WHAT THE TASK ASKS:
Show every line where "that" occurs.

TASK INPUTS:
━━━
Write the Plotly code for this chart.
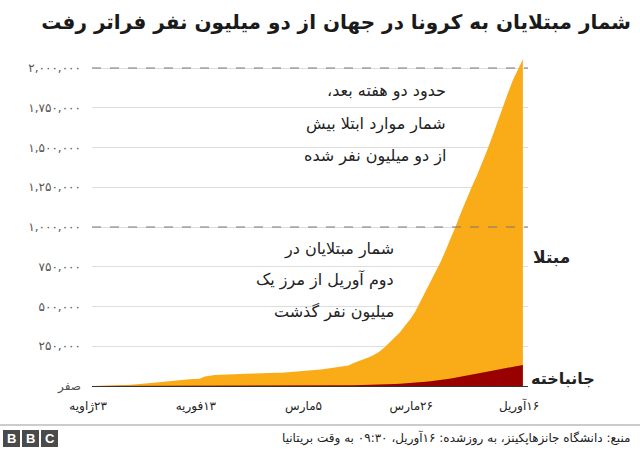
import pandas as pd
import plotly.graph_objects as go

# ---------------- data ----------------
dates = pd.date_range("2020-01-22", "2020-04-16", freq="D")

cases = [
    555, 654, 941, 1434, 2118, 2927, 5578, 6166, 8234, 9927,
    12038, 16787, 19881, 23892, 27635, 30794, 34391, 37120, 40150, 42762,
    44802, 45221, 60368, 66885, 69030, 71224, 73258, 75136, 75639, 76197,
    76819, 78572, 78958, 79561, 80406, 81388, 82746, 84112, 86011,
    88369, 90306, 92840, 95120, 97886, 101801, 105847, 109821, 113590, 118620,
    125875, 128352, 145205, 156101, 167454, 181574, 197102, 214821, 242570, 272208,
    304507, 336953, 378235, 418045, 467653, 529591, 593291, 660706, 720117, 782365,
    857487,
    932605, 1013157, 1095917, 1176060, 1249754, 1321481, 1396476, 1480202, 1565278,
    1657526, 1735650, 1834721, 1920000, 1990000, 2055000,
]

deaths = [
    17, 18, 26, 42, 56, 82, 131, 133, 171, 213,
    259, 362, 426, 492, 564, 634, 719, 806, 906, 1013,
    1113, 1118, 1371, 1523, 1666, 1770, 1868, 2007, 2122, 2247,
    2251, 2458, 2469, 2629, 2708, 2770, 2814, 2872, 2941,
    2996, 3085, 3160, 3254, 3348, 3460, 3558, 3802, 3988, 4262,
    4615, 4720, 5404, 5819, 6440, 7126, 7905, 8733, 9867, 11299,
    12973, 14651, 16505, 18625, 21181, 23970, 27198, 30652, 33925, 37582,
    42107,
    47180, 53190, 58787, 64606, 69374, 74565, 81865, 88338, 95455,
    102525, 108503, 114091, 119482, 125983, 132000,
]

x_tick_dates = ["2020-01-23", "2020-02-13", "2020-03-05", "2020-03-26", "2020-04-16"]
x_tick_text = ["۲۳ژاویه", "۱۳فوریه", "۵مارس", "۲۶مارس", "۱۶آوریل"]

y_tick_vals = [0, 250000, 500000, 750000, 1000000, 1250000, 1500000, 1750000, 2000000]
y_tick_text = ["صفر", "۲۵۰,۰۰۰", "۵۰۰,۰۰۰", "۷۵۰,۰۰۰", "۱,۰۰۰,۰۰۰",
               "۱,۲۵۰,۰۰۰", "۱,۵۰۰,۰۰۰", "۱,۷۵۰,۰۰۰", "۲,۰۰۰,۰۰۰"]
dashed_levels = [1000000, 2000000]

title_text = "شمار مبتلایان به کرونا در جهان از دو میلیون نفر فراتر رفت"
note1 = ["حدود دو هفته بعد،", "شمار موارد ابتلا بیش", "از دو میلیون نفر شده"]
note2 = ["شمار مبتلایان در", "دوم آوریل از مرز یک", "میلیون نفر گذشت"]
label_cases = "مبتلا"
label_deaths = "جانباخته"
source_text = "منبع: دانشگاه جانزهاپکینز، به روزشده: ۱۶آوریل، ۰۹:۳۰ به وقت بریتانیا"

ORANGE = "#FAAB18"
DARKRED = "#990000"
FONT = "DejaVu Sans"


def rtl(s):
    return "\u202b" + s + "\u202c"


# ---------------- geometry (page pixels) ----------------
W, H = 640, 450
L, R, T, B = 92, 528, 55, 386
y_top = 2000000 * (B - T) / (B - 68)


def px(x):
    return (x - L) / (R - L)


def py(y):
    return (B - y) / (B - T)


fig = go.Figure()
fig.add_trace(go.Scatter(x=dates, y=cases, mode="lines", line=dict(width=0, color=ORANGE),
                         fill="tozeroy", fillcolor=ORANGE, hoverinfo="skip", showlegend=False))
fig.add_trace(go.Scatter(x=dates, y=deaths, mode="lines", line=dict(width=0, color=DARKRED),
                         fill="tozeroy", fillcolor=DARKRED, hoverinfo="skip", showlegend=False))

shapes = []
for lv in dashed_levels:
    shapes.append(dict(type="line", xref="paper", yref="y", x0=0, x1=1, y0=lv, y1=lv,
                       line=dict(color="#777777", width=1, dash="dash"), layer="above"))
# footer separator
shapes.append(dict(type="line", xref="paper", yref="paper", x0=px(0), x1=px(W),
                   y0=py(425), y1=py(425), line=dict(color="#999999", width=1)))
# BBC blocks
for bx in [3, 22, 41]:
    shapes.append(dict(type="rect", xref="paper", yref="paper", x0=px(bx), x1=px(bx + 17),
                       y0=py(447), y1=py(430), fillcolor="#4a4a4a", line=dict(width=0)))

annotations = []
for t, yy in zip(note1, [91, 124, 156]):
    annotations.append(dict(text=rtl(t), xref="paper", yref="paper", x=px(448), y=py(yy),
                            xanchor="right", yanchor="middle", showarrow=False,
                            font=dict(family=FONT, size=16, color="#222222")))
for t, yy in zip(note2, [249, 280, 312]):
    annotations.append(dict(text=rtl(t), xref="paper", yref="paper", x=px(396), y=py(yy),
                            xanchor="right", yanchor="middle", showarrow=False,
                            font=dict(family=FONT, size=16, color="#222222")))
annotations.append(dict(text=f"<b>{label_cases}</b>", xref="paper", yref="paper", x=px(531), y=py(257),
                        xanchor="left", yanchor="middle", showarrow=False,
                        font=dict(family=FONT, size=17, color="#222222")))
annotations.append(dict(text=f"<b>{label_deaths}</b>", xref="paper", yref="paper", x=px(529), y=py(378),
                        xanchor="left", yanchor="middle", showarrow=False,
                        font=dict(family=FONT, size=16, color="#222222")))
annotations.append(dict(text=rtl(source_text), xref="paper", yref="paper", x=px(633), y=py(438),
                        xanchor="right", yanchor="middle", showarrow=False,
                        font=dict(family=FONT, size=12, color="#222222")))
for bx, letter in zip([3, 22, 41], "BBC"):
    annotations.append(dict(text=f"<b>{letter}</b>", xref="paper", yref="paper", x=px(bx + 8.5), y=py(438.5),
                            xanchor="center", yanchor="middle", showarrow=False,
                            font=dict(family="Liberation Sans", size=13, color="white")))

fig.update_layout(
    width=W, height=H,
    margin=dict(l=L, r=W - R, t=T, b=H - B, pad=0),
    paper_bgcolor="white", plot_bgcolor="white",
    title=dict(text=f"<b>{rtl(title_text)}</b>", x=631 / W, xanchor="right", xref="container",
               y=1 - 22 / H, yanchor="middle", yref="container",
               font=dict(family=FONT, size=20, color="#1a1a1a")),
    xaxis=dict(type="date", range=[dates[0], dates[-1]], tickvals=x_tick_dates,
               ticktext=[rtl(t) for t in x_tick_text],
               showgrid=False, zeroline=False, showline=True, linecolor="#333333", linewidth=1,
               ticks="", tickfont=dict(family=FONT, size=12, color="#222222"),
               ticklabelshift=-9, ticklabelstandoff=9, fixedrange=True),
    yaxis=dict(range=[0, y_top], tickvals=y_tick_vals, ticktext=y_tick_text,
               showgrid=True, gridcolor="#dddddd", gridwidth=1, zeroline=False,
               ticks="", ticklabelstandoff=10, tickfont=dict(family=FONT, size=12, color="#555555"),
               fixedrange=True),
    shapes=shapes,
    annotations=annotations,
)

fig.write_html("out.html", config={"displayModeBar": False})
━━━
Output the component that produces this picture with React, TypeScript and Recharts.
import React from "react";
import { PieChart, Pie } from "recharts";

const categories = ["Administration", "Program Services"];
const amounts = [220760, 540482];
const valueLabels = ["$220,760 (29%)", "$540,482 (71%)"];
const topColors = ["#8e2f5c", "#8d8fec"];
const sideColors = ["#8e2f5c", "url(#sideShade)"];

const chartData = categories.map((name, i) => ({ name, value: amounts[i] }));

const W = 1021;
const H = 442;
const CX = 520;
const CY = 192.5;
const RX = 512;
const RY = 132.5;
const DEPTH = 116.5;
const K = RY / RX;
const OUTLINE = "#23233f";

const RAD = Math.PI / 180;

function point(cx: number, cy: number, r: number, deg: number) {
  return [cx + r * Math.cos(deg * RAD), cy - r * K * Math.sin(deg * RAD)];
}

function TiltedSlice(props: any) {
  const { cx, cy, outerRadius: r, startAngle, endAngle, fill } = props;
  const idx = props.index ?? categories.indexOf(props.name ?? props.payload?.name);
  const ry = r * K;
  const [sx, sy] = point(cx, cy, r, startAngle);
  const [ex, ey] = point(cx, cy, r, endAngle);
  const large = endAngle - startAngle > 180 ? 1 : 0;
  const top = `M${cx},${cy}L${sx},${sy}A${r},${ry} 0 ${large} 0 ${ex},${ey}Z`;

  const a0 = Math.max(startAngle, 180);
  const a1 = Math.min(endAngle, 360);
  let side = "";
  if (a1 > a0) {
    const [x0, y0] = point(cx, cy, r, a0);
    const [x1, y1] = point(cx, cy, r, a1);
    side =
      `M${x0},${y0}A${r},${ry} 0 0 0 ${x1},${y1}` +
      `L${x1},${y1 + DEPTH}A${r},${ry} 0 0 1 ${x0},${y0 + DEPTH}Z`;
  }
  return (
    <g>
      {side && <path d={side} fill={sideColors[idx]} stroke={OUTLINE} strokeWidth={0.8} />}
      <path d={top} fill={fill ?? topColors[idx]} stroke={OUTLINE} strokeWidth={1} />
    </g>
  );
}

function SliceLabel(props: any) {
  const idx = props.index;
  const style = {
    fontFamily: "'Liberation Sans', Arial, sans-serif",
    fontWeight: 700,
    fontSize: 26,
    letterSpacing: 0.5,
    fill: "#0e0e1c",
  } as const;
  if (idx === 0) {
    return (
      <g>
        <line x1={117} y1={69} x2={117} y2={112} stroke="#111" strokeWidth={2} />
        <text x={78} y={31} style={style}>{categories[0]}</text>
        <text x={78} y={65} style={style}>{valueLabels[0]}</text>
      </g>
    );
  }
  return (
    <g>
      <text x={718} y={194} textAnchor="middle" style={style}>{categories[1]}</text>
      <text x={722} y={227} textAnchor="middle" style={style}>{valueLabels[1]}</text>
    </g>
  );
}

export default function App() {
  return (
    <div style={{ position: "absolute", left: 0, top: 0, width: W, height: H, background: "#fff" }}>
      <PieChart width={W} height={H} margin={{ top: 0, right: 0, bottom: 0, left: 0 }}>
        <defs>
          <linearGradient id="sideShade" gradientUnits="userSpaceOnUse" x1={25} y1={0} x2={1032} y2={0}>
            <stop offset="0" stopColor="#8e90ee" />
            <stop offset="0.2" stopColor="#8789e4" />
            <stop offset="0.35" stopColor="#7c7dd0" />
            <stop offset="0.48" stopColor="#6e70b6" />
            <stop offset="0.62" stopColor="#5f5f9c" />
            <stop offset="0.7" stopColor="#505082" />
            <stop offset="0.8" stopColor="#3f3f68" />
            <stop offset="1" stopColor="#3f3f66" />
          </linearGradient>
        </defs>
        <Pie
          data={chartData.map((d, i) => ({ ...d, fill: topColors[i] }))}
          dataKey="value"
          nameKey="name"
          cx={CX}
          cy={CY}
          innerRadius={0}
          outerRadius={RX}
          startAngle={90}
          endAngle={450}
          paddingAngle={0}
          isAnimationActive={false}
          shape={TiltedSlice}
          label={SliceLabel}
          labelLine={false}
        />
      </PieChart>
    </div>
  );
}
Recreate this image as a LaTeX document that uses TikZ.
━━━
SOLUTION TO THIS TASK:
Output the component that produces this picture with React, TypeScript and Recharts.
Recreate this image as a LaTeX document that uses TikZ.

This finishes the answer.